The loss of life is always a traumatizing event for those involved, their families and a caring community.
The officer-involved shootings in Madison that have occurred this year have understandably garnered a tremendous amount of attention and prompted a discussion about what should constitute an appropriate use of force.
It is important to appreciate that when an officer is forced to discharge his or her weapon, it is a split-second decision of last resort, made in the interest of protecting the public, as well as other responding officers. Life is extraordinarily precious, and officers of the law have no less appreciation of life than those whom they have sworn to protect.
Every day an officer wakes up and goes to work with the motivation to protect the community and its families. There is no greater calling. Madison police officers take great pride in their professionalism and have been cited many times for their high standards.
Like any unfortunate situation, however, we openly embrace any opportunity to learn and grow.
Police work is hazardous and occasionally life threatening. Officers have families, too, and have every hope that at the end of their shift they’ll be reunited with their loved ones.
A recent report by the Office of Justice Assistance found approximately 370 Wisconsin officers were assaulted and injured in the line of duty last year, representing a 17 percent increase over the year before. Because this is dangerous work, police training is critical to our officers’ personal survival and ability to protect others.
We hear and read citizen comments from those who wonder aloud about possible alternatives to a shooting strategy that may result in a fatality, such as shooting someone in the leg, for example.
To be clear, officers are trained to end the threats they confront as quickly and effectively as possible to reduce the dangers they pose to all those around them. Endless studies have found that when forced to make an instantaneous decision about discharging a firearm in the name of protecting those in imminent danger, it is highly ineffective to shoot at a rapidly moving and small extremity — such as an arm or leg.

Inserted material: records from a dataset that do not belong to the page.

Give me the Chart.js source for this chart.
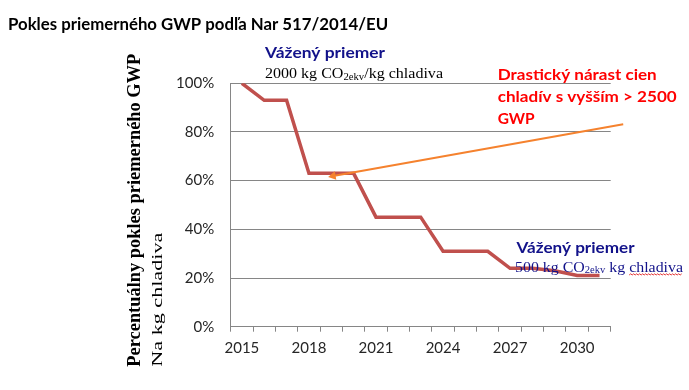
<!DOCTYPE html>
<html><head><meta charset="utf-8">
<script src="https://cdn.jsdelivr.net/npm/chart.js@4.4.1/dist/chart.umd.min.js"></script>
<style>html,body{margin:0;padding:0;background:#fff;}canvas{display:block;}</style>
</head><body>
<canvas id="c" width="689" height="390"></canvas>
<script>
// ---- data ----
const years = ['2015','2016','2017','2018','2019','2020','2021','2022','2023','2024','2025','2026','2027','2028','2029','2030','2031'];
const tickLabels = ['2015','2018','2021','2024','2027','2030'];
const gwpPercent = [100,93,93,63,63,63,45,45,45,31,31,31,24,24,23,21,21];
const arrowYears = [2019.08, 2032.06];
const arrowPercent = [61.9, 83.2];
const yTickValues = [0,20,40,60,80,100];

const GRID = '#868686';
const NAVY = '#12128a';

function drawRun(ctx, x, y, parts, color, targetW, rotate) {
  ctx.save();
  let total = 0;
  for (const p of parts) { ctx.font = p.font; p.w = ctx.measureText(p.t).width; total += p.w; }
  const sx = targetW ? targetW / total : 1;
  ctx.translate(x, y);
  if (rotate) ctx.rotate(-Math.PI / 2);
  ctx.scale(sx, 1);
  ctx.fillStyle = color; ctx.textBaseline = 'alphabetic'; ctx.textAlign = 'left';
  let cx = 0;
  for (const p of parts) { ctx.font = p.font; ctx.fillText(p.t, cx, p.dy || 0); p.x0 = cx * sx; p.sw = p.w * sx; cx += p.w; }
  ctx.restore();
  return parts;
}

const textPlugin = {
  id: 'texts',
  afterDraw(chart) {
    const ctx = chart.ctx;
    const serif = 'Liberation Serif';
    // y-axis titles (rotated)
    drawRun(ctx, 140, 366.7, [{t: 'Percentuálny pokles priemerného GWP', font: `bold 19px "${serif}"`}], '#000', 313, true);
    drawRun(ctx, 161.5, 366.7, [{t: 'Na kg chladiva', font: `15px "${serif}"`}], '#000', 134, true);
    // top annotation
    drawRun(ctx, 265, 57.7, [{t: 'Vážený priemer', font: 'bold 16px Lato'}], NAVY, 120);
    drawRun(ctx, 265, 78.3, [
      {t: '2000 kg CO', font: `15px "${serif}"`},
      {t: '2ekv', font: `10px "${serif}"`, dy: 1.5},
      {t: '/kg chladiva', font: `15px "${serif}"`}
    ], '#000', 178);
    // red annotation
    const red = '#ff0000';
    drawRun(ctx, 497.7, 80, [{t: 'Drastický nárast cien', font: 'bold 16px Lato'}], red, 159);
    drawRun(ctx, 497.7, 102.3, [{t: 'chladív s vyšším > 2500', font: 'bold 16px Lato'}], red, 179);
    drawRun(ctx, 497.7, 124, [{t: 'GWP', font: 'bold 16px Lato'}], red, 37);
    // bottom annotation
    drawRun(ctx, 516.5, 252.5, [{t: 'Vážený priemer', font: 'bold 16px Lato'}], NAVY, 118);
    const parts = drawRun(ctx, 515, 271.7, [
      {t: '500 kg CO', font: `15px "${serif}"`},
      {t: '2ekv', font: `10px "${serif}"`, dy: 1.5},
      {t: ' kg ', font: `15px "${serif}"`},
      {t: 'chladiva', font: `15px "${serif}"`}
    ], NAVY, 168);
    // wavy spell-check underline
    const last = parts[3];
    const x0 = 515 + last.x0, x1 = x0 + last.sw, yb = 275;
    ctx.save();
    ctx.strokeStyle = '#e02020'; ctx.lineWidth = 0.9;
    ctx.beginPath();
    let up = true;
    ctx.moveTo(x0, yb);
    for (let x = x0 + 1.5; x <= x1; x += 1.5) { ctx.lineTo(x, up ? yb - 1.2 : yb); up = !up; }
    ctx.stroke();
    ctx.restore();
  }
};

new Chart(document.getElementById('c'), {
  type: 'line',
  data: {
    labels: years,
    datasets: [
      {
        label: 'Drastický nárast',
        xAxisID: 'x2',
        data: arrowYears.map((x, i) => ({x, y: arrowPercent[i]})),
        borderColor: '#f5822e',
        backgroundColor: '#f5822e',
        borderWidth: 2,
        pointRadius: [5, 0],
        pointStyle: 'triangle',
        pointRotation: [260, 0],
        pointBorderWidth: 0,
        clip: false,
        tension: 0
      },
      {
        label: 'GWP',
        xAxisID: 'x',
        data: gwpPercent,
        borderColor: '#c0504d',
        borderWidth: 3.5,
        pointRadius: 0,
        tension: 0,
        borderJoinStyle: 'miter'
      }
    ]
  },
  options: {
    responsive: false,
    animation: false,
    layout: {padding: {left: 8, right: 78.3, top: 0, bottom: 0}},
    plugins: {
      legend: {display: false},
      tooltip: {enabled: false},
      title: {
        display: true,
        text: 'Pokles priemerného GWP podľa Nar 517/2014/EU',
        align: 'start',
        color: '#000',
        font: {family: 'Lato', size: 16.8, weight: 'bold'},
        padding: {top: 14.5, bottom: 48.6}
      }
    },
    scales: {
      x: {
        type: 'category',
        offset: true,
        afterFit(s) { s.height = 63.3; },
        grid: {offset: true, drawOnChartArea: false, drawTicks: true, tickLength: 5, color: GRID},
        border: {color: GRID, width: 1},
        ticks: {
          autoSkip: false, maxRotation: 0, padding: 7, color: '#262626',
          font: {family: 'Lato', size: 15},
          callback: (v, i) => tickLabels.includes(years[i]) ? years[i] : ''
        }
      },
      x2: {
        type: 'linear',
        display: false,
        min: Number(years[0]) - 0.5,
        max: Number(years[years.length - 1]) + 0.5
      },
      y: {
        min: 0, max: 100,
        afterFit(s) { s.width = 222.7; },
        afterBuildTicks(s) { s.ticks = yTickValues.map(v => ({value: v})); },
        grid: {color: GRID, drawTicks: false},
        border: {color: GRID, width: 1},
        ticks: {padding: 16.5, color: '#262626', font: {family: 'Lato', size: 15}, callback: v => v + '%'}
      }
    }
  },
  plugins: [textPlugin]
});
</script>
</body></html>
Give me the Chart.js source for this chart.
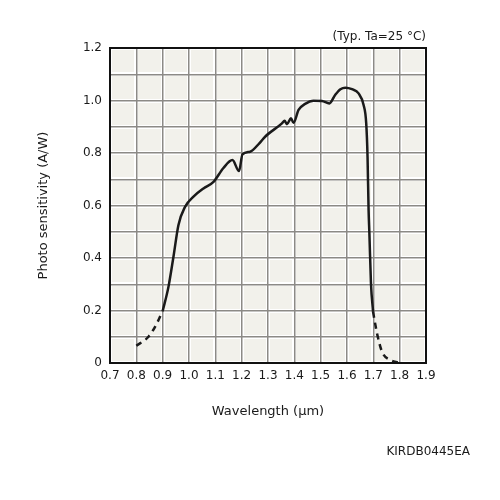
<!DOCTYPE html>
<html>
<head>
<meta charset="utf-8">
<script src="https://cdn.jsdelivr.net/npm/chart.js@4"></script>
<style>
  html, body { margin: 0; padding: 0; background: #fff; }
  #wrap { width: 500px; height: 500px; }
</style>
</head>
<body>
<div id="wrap"><canvas id="sens" width="500" height="500"></canvas></div>
<script>
// values
var lowTailWl   = [0.80, 0.846, 0.875, 0.90];
var lowTailSens = [0.066, 0.10, 0.145, 0.198];

var mainWl   = [0.90, 0.922, 0.941, 0.96, 0.985, 1.017, 1.055, 1.093, 1.13, 1.165, 1.19, 1.203, 1.232, 1.267, 1.289, 1.353, 1.363, 1.372, 1.387, 1.397, 1.416, 1.441, 1.473, 1.505, 1.533, 1.555, 1.575, 1.594, 1.619, 1.644, 1.663, 1.673, 1.678, 1.682, 1.685, 1.691, 1.699];
var mainSens = [0.198, 0.29, 0.405, 0.526, 0.595, 0.634, 0.665, 0.69, 0.742, 0.773, 0.731, 0.795, 0.805, 0.837, 0.862, 0.913, 0.923, 0.91, 0.932, 0.915, 0.964, 0.987, 0.999, 0.998, 0.989, 1.021, 1.043, 1.049, 1.043, 1.027, 0.983, 0.913, 0.786, 0.583, 0.494, 0.304, 0.195];

var highTailWl   = [1.699, 1.714, 1.733, 1.765, 1.796];
var highTailSens = [0.195, 0.113, 0.043, 0.011, 0.001];

var xTickLabels = ['0.7', '0.8', '0.9', '1.0', '1.1', '1.2', '1.3', '1.4', '1.5', '1.6', '1.7', '1.8', '1.9'];
var yTickLabels = ['0', '0.2', '0.4', '0.6', '0.8', '1.0', '1.2'];

function pts(xs, ys) {
    return xs.map(function(x, i) { return {x: x, y: ys[i]}; });
}

var tickFont = {family: 'DejaVu Sans', size: 12};
var ink = '#1a1a1a';

var frame = {
    id: 'frame',
    beforeDraw: function(chart) {
        var a = chart.chartArea, c = chart.ctx;
        c.save();
        c.fillStyle = '#f2f1eb';
        c.fillRect(a.left, a.top, a.right - a.left, a.bottom - a.top);
        c.restore();
    },
    afterDraw: function(chart) {
        var a = chart.chartArea, c = chart.ctx;
        c.save();
        c.strokeStyle = '#111';
        c.lineWidth = 2;
        c.strokeRect(a.left, a.top, a.right - a.left, a.bottom - a.top);
        c.fillStyle = ink;
        c.font = '12px "DejaVu Sans"';
        c.textAlign = 'right';
        c.textBaseline = 'middle';
        c.fillText('(Typ. Ta=25 \u00b0C)', a.right, a.top - 11);
        c.fillText('KIRDB0445EA', 470, 452);
        c.restore();
    }
};

function haloAxis() {
    return {
        type: 'linear',
        display: true,
        ticks: {display: false, stepSize: 0.1},
        grid: {color: '#ffffff', lineWidth: 4, drawTicks: false, z: -2},
        border: {display: false}
    };
}

var xHalo = haloAxis();
xHalo.position = 'bottom'; xHalo.min = 0.7; xHalo.max = 1.9;
xHalo.afterFit = function(s) { s.height = 0; };
var yHalo = haloAxis();
yHalo.position = 'left'; yHalo.min = 0; yHalo.max = 1.2;
yHalo.afterFit = function(s) { s.width = 0; };

var ctx = document.getElementById('sens').getContext('2d');
var chart = new Chart(ctx, {
    type: 'line',
    data: {
        datasets: [
            {data: pts(lowTailWl, lowTailSens), borderColor: ink, borderWidth: 2.5, borderDash: [6, 5], pointRadius: 0, cubicInterpolationMode: 'monotone', fill: false},
            {data: pts(mainWl, mainSens), borderColor: ink, borderWidth: 2.5, pointRadius: 0, cubicInterpolationMode: 'monotone', fill: false},
            {data: pts(highTailWl, highTailSens), borderColor: ink, borderWidth: 2.5, borderDash: [6, 5], pointRadius: 0, cubicInterpolationMode: 'monotone', fill: false}
        ]
    },
    options: {
        responsive: false,
        animation: false,
        layout: {padding: {top: 48, right: 74, left: 0, bottom: 0}},
        plugins: {legend: {display: false}, tooltip: {enabled: false}},
        scales: {
            xh: xHalo,
            yh: yHalo,
            x: {
                type: 'linear',
                position: 'bottom',
                min: 0.7, max: 1.9,
                afterFit: function(s) { s.height = 137; },
                grid: {color: '#8c8a86', lineWidth: 1.5, drawTicks: false},
                border: {display: false},
                ticks: {
                    stepSize: 0.1, padding: 6, color: ink, font: tickFont, maxRotation: 0, autoSkip: false,
                    callback: function(v) {
                        var i = Math.round((v - 0.7) * 10);
                        return xTickLabels[i];
                    }
                },
                title: {display: true, text: 'Wavelength (\u03bcm)', color: ink, font: {family: 'DejaVu Sans', size: 13}, padding: {top: 0, bottom: 81}}
            },
            y: {
                type: 'linear',
                position: 'left',
                min: 0, max: 1.2,
                afterFit: function(s) { s.width = 110; },
                grid: {color: '#8c8a86', lineWidth: 1.5, drawTicks: false},
                border: {display: false},
                ticks: {
                    stepSize: 0.1, padding: 8, color: ink, font: tickFont, autoSkip: false,
                    callback: function(v) {
                        var i = Math.round(v * 10);
                        return i % 2 === 0 ? yTickLabels[i / 2] : '';
                    }
                },
                title: {display: true, text: 'Photo sensitivity (A/W)', color: ink, font: {family: 'DejaVu Sans', size: 13}, padding: {top: 36, bottom: 0}}
            }
        }
    },
    plugins: [frame]
});
</script>
</body>
</html>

Police are trained to quickly and successfully end the threat. They do not take chances when it comes to protecting the community or each other from potentially dangerous people.
The men and women of the Madison Police Department are committed to one thing — protecting this community each and every day they put on the uniform. Like you, they too want this community to be safe for all of us.
We appreciate that more people are engaged in a discussion about how law enforcement can best protect our residents. But rest assured, officers don’t shoot with the intent to kill. They shoot so we can all live safely in this city we share and love.
Palmer is executive director of the Wisconsin Professional Police Association.